##### Supplied entries

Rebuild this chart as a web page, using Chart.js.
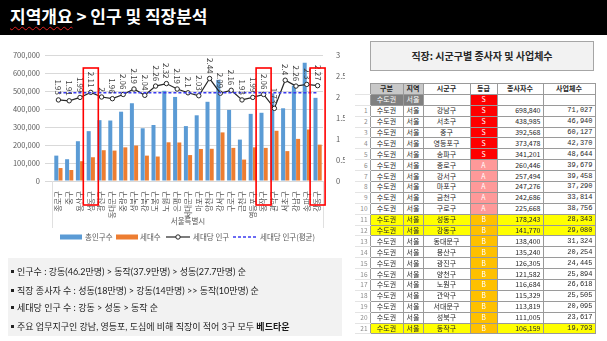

##########
##### Supplied entries

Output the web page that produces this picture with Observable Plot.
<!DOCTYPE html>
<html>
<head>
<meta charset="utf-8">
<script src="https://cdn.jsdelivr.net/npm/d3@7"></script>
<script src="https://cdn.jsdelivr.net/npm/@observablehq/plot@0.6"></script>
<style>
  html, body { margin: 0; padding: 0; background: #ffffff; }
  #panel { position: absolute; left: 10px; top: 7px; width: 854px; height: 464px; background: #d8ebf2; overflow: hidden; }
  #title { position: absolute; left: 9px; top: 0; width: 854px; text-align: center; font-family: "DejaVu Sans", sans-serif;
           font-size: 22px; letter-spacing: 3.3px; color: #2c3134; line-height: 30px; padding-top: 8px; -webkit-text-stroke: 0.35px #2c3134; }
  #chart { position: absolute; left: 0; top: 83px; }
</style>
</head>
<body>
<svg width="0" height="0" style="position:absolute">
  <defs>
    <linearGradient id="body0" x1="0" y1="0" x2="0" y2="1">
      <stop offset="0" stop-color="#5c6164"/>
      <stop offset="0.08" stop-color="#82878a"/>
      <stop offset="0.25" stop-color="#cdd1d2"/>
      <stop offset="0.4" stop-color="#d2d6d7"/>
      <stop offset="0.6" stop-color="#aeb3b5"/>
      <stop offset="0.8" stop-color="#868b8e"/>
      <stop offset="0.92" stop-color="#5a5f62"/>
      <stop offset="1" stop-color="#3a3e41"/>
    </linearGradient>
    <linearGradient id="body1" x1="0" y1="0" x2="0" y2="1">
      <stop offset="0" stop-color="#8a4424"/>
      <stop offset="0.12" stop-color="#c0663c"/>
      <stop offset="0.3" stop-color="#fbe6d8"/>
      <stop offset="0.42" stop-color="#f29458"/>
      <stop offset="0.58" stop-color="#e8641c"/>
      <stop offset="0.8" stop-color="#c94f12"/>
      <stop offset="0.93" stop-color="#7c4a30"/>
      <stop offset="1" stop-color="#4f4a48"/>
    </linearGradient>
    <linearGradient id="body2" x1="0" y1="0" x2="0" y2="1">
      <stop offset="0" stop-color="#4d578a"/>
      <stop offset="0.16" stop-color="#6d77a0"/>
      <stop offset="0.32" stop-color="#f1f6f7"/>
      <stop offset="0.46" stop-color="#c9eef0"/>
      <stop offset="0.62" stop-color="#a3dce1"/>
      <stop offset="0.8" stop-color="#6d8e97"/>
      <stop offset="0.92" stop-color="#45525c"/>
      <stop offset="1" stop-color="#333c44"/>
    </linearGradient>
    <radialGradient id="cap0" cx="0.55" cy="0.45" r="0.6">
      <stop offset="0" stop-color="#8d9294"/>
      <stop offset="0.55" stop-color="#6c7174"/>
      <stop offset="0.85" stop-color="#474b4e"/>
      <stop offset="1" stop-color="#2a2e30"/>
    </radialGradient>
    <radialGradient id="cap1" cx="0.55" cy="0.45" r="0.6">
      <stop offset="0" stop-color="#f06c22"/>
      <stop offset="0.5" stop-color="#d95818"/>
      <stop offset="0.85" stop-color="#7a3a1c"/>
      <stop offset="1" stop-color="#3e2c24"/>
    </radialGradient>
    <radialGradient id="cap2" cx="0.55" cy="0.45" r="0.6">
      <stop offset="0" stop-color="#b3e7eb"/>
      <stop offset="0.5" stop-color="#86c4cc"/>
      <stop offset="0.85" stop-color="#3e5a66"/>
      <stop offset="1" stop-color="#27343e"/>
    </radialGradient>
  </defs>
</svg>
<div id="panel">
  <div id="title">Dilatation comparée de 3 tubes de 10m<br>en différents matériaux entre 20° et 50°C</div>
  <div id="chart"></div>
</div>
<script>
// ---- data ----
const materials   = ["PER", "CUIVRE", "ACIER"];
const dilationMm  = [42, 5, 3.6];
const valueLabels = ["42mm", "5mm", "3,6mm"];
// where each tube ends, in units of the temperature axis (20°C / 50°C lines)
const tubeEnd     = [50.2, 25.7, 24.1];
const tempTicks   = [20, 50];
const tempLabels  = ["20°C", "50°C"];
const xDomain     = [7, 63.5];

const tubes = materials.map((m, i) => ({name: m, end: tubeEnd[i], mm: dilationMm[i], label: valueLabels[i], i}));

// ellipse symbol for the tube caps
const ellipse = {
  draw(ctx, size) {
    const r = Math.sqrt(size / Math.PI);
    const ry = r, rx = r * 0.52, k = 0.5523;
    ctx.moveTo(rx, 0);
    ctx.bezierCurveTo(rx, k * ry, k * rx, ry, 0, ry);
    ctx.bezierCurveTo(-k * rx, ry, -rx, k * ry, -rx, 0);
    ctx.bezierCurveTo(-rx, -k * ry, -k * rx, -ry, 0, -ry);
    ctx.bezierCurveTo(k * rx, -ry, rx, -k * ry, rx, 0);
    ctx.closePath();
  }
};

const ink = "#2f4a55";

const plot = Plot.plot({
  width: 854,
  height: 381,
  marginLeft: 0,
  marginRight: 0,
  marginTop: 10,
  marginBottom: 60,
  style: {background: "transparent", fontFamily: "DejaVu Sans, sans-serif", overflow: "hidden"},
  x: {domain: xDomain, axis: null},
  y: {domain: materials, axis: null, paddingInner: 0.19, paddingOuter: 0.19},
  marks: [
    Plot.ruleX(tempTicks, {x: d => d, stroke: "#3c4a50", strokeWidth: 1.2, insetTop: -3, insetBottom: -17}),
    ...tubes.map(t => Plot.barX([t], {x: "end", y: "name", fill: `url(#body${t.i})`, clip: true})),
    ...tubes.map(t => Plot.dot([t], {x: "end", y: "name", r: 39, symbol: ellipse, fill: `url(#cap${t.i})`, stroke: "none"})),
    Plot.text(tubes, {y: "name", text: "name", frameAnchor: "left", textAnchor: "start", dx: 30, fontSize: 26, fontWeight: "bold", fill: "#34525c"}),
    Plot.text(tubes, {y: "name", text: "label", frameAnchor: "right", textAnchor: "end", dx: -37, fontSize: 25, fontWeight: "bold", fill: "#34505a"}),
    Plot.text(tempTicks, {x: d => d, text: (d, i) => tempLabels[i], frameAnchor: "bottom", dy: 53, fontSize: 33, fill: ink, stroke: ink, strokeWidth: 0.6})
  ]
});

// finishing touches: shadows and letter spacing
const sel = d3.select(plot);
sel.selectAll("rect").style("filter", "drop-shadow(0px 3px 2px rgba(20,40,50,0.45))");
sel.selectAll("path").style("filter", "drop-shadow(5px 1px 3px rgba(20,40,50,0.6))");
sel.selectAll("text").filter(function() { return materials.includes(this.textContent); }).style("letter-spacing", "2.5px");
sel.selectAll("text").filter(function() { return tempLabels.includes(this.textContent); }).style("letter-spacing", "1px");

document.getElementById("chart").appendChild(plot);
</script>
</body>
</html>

##########
##### Supplied entries

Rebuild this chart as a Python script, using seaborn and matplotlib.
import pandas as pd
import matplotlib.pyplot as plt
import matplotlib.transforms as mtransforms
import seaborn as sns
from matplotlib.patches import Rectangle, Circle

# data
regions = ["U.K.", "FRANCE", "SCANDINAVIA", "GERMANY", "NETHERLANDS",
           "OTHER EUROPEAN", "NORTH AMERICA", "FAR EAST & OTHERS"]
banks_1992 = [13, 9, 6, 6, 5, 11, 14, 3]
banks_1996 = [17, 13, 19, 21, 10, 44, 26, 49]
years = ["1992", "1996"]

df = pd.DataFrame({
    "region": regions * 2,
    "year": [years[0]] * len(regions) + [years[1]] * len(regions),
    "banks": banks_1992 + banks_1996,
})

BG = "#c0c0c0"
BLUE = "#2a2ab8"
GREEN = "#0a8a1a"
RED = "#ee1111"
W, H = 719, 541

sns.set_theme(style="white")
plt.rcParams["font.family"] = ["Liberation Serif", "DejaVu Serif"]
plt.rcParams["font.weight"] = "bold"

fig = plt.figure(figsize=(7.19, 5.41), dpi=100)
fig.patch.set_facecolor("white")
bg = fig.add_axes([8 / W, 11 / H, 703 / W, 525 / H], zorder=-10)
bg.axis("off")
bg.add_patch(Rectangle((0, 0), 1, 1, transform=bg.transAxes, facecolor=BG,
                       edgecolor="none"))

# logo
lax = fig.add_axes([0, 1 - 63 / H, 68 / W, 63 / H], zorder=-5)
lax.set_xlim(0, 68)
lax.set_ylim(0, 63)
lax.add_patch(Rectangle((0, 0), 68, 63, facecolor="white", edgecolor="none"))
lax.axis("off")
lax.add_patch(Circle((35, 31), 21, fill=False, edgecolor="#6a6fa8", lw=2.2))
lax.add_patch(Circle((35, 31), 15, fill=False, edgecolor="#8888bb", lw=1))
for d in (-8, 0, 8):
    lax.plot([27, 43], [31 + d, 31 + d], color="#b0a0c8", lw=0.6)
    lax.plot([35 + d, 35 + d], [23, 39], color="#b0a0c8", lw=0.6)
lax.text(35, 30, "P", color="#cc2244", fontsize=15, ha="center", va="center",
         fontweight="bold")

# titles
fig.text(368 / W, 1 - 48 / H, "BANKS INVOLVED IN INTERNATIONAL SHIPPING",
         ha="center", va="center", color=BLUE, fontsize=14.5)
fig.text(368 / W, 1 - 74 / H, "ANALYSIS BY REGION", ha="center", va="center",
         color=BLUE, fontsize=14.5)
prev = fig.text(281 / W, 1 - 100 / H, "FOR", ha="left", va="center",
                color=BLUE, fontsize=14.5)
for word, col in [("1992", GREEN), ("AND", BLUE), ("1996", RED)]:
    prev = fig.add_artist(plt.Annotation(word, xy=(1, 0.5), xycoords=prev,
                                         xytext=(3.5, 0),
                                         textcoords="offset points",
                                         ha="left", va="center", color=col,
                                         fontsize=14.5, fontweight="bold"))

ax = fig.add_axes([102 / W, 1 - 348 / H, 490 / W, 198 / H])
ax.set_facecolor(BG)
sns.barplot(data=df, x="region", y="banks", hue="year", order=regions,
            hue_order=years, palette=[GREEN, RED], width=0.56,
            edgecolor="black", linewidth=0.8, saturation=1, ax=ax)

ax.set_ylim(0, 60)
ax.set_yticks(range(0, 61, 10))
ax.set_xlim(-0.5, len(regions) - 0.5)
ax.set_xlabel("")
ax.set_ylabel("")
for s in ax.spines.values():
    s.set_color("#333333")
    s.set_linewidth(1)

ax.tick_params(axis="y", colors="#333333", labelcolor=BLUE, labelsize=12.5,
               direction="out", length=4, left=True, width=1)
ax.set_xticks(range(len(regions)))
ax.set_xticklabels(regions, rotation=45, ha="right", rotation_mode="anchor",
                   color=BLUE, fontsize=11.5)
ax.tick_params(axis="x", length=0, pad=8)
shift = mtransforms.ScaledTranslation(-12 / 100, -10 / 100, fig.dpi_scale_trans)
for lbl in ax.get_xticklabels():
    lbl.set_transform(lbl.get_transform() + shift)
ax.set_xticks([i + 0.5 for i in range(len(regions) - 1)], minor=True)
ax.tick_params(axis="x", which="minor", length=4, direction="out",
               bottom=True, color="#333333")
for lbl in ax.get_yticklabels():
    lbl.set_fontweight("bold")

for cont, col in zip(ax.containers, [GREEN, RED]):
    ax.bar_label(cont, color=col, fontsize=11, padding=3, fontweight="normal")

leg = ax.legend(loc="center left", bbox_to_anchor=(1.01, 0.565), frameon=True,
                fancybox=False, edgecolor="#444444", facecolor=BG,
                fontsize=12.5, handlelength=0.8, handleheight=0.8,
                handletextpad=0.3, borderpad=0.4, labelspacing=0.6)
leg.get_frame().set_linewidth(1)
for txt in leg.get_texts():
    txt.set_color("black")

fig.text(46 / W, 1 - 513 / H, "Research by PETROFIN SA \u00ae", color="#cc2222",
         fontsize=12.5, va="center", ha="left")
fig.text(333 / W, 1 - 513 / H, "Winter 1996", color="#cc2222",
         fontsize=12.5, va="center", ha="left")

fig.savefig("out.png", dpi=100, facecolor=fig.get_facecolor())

##########

- **What you have to do**: Out of the data above, set down the lines from the one with "Rebuild this chart as a Python" to the one with "from matplotlib.patches import", both included, exactly as written and with no additions.

- **Answer to the problem**:
Rebuild this chart as a Python script, using seaborn and matplotlib.
import pandas as pd
import matplotlib.pyplot as plt
import matplotlib.transforms as mtransforms
import seaborn as sns
from matplotlib.patches import Rectangle, Circle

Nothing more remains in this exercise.